Tips for a Disaster-Free Home
A home promises comfort and security, an escape from the hectic world. Unfortunately, it can also be where you are most likely to get injured.
So what can you do to disaster-proof your home? These tips will help improve safety in each room of your home.
Household chemicals, often stored under the kitchen sink, are poison and burn hazards. By installing child-safety locks, you can greatly decrease accidents to children and pets. But be prepared. Keep telephone numbers for poison control and the emergency room handy.
To reduce your risk of food poisoning, wash your hands, the sink, cutting board and countertops with soap and water after working with raw meat.
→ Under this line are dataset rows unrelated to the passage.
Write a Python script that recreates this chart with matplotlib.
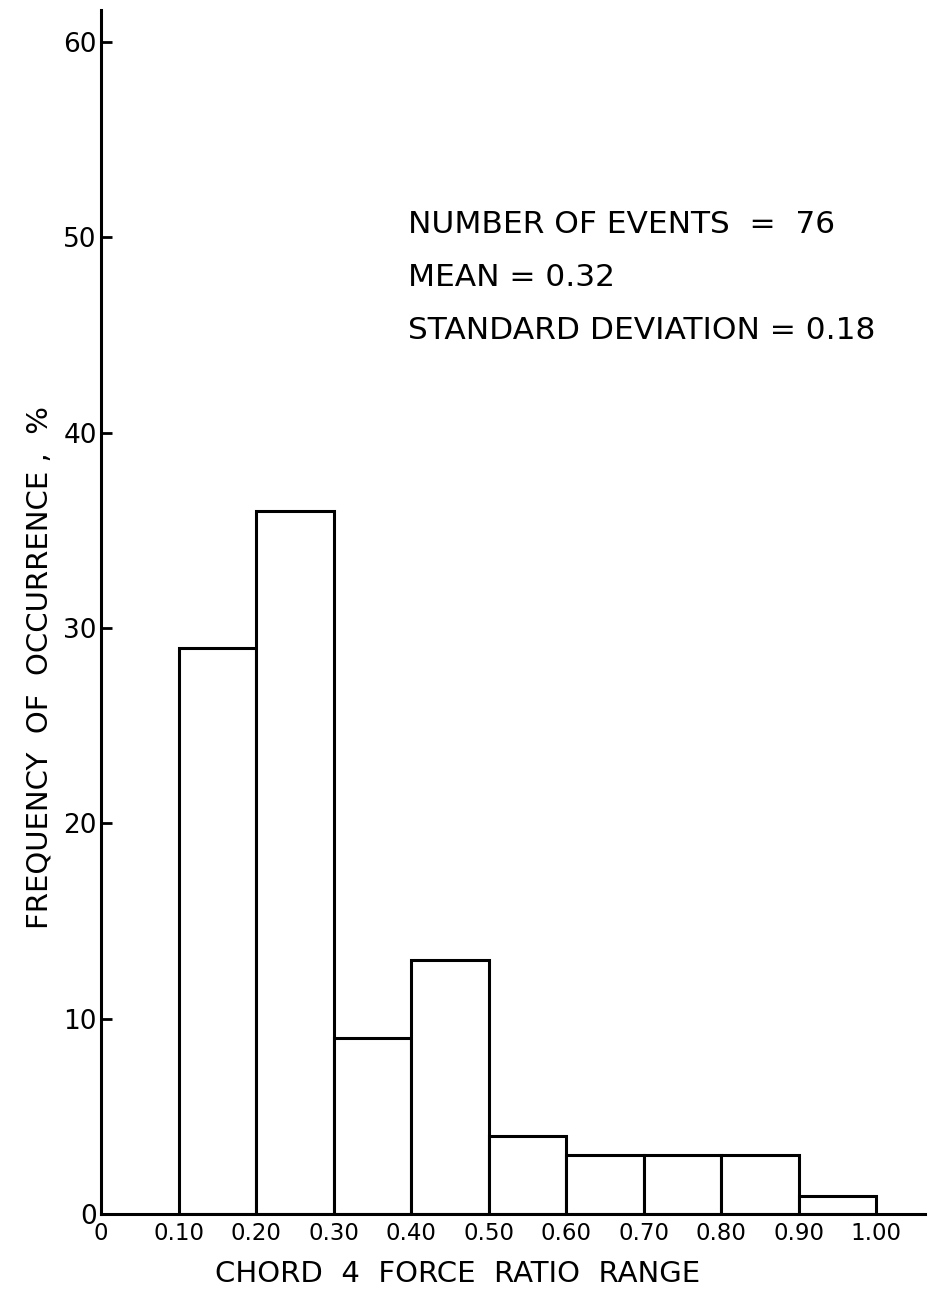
import numpy as np
import matplotlib.pyplot as plt

# histogram bins (left edges) and frequency of occurrence, %
bin_left = [0.10, 0.20, 0.30, 0.40, 0.50, 0.60, 0.70, 0.80, 0.90]
freq_pct = [29, 36, 9, 13, 4, 3, 3, 3, 0.9]
bin_width = 0.10

x_ticks = [0, 0.1, 0.2, 0.3, 0.4, 0.5, 0.6, 0.7, 0.8, 0.9, 1.0]
x_labels = ["0", "0.10", "0.20", "0.30", "0.40", "0.50", "0.60", "0.70", "0.80", "0.90", "1.00"]
y_ticks = [0, 10, 20, 30, 40, 50, 60]

stats_text = ["NUMBER OF EVENTS  =  76", "MEAN = 0.32", "STANDARD DEVIATION = 0.18"]

plt.rcParams['font.family'] = ['DejaVu Sans']

fig = plt.figure(figsize=(9.29, 12.91), dpi=100)
ax = fig.add_axes([0.1087, 0.0596, 0.887, 0.9327])

ax.bar(bin_left, freq_pct, width=bin_width, align='edge',
       facecolor='white', edgecolor='black', linewidth=2.2)

ax.set_xlim(0, 1.063)
ax.set_ylim(0, 61.65)

for s in ['top', 'right']:
    ax.spines[s].set_visible(False)
for s in ['left', 'bottom']:
    ax.spines[s].set_linewidth(2.2)

ax.set_xticks(x_ticks)
ax.set_xticklabels(x_labels, fontsize=16.5)
ax.tick_params(axis='x', length=0, pad=6)
ax.set_yticks(y_ticks)
ax.set_yticklabels([str(v) for v in y_ticks], fontsize=19)
ax.tick_params(axis='y', direction='in', length=8, width=2, pad=3)

ax.set_xlabel("CHORD  4  FORCE  RATIO  RANGE", fontsize=21)
ax.xaxis.set_label_coords(0.433, -0.038)
ax.set_ylabel("FREQUENCY  OF  OCCURRENCE ,  %", fontsize=21)
ax.yaxis.set_label_coords(-0.058, 0.454)

y_positions = [0.815, 0.771, 0.727]
for txt, yp in zip(stats_text, y_positions):
    ax.text(0.373, yp, txt, transform=ax.transAxes, fontsize=22.5, va='baseline')

fig.savefig("out.png", dpi=100)
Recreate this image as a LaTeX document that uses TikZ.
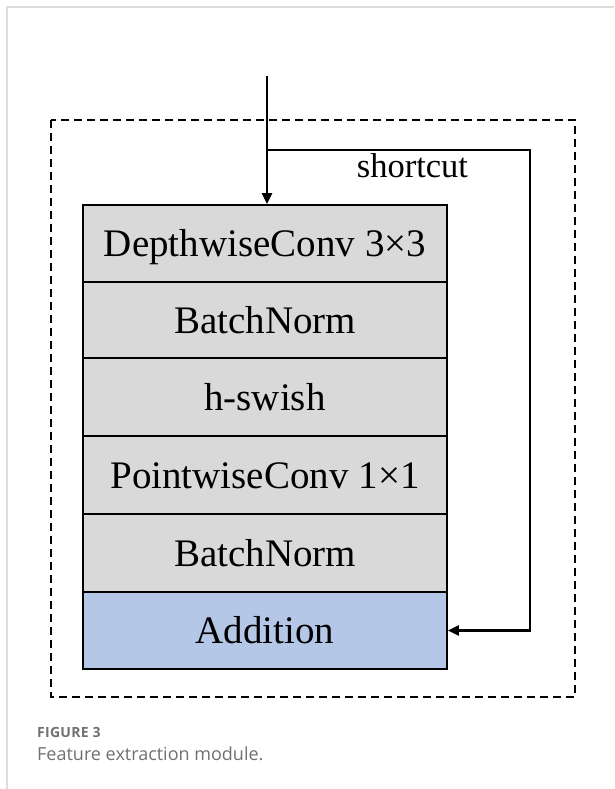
\documentclass[tikz,border=0pt]{standalone}
\usepackage{fontspec}
\setmainfont{Liberation Serif}
\newfontfamily\capfont{Open Sans}
\usetikzlibrary{arrows.meta}
\definecolor{rowgray}{HTML}{D9D9D9}
\definecolor{rowblue}{HTML}{B4C7E7}
\definecolor{framegray}{HTML}{DDDDDD}
\definecolor{capgray}{HTML}{707070}
\tikzset{
  layer/.style={draw=black, line width=1.8pt, fill=rowgray, minimum width=364pt,
    inner sep=0pt, font=\fontsize{39}{42}\selectfont, text height=26pt, text depth=0pt},
  flow/.style={line width=2.6pt, -{Triangle[length=11pt,width=10pt]}},
  outerbox/.style={draw=black, line width=1.8pt, dash pattern=on 8pt off 5pt},
}
\begin{document}
\begin{tikzpicture}[x=1pt,y=-1pt]
\useasboundingbox (0,0) rectangle (614,789);
% page frame
\draw[framegray, line width=1.5pt] (614,7) -- (7,7) -- (7,789);
% dashed module box
\draw[outerbox] (51,120) rectangle (575,697);
% layers
\node[layer, minimum height=77pt] (b1) at (265,243.5) {DepthwiseConv 3×3};
\node[layer, minimum height=76pt] (b2) at (265,320) {BatchNorm};
\node[layer, minimum height=78pt] (b3) at (265,397) {h-swish};
\node[layer, minimum height=78pt] (b4) at (265,475) {PointwiseConv 1×1};
\node[layer, minimum height=78pt] (b5) at (265,553) {BatchNorm};
\node[layer, minimum height=77pt, fill=rowblue] (b6) at (265,630.5) {Addition};
% connectors
\coordinate (in) at (267,76);
\coordinate (split) at (267,150);
\coordinate (corner1) at (530,150);
\draw[flow] (in) -- (b1.north -| in);
\draw[flow] (split) -- (corner1) |- (b6.east);
\node[font=\fontsize{34.5}{38}\selectfont, anchor=base, inner sep=0pt] (sc) at (412.5,177) {shortcut};
% caption
\node[anchor=base west, inner sep=0pt, text=capgray, font=\capfont\bfseries\fontsize{14}{16}\selectfont\addfontfeatures{LetterSpace=2}] (fig) at (37,737) {FIGURE 3};
\node[anchor=base west, inner sep=0pt, text=capgray, font=\capfont\fontsize{18}{21}\selectfont] (cap) at (37,760) {Feature extraction module.};
\end{tikzpicture}
\end{document}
Falls in bathtubs and showers and on slippery tiles are the major causes of bathroom injuries. Stop slips by using rubber bath mats and floor rugs and keeping floors dry. Handle bars in tubs and showers and next to toilets will also cut down on falls.
Water and electricity have never been a healthy mix. Decrease the opportunity for electrical shocks by not using hair dryers, curling irons or shavers near water-filled tubs or sinks.
Falls are also common in bedrooms. De-clutter walkways, hide electrical and phone chords and soften the edges of furniture to reduce injuries. Increasing the amount of light in your room will also help.
Infants spend a lot of time sleeping during the first year of life so it's important to childproof the bedroom. Baby beds shouldn't have sharp edges, soft pillows, bumper pads or stuffed animals, and cribs should be certified by the Juvenile Products Manufacturers Association. Prevent furniture from toppling onto climbing children by securing pieces to a wall.
Drowning is the second cause of unintentional death in kids. And most of those deaths happen in swimming pools and open water. You can reduce chances of children and pets drowning by surrounding your pool with a fence. Repairing broken suction entrapments and drain covers will stop deaths too.
Lawnmowers are another potentially dangerous backyard item. Cuts to hands and feet and eye injuries can happen in seconds. Make it a habit to wear closed-toe shoes and pick up sticks, stones and toys before mowing. Also, don't take children for joyrides on ride mowers.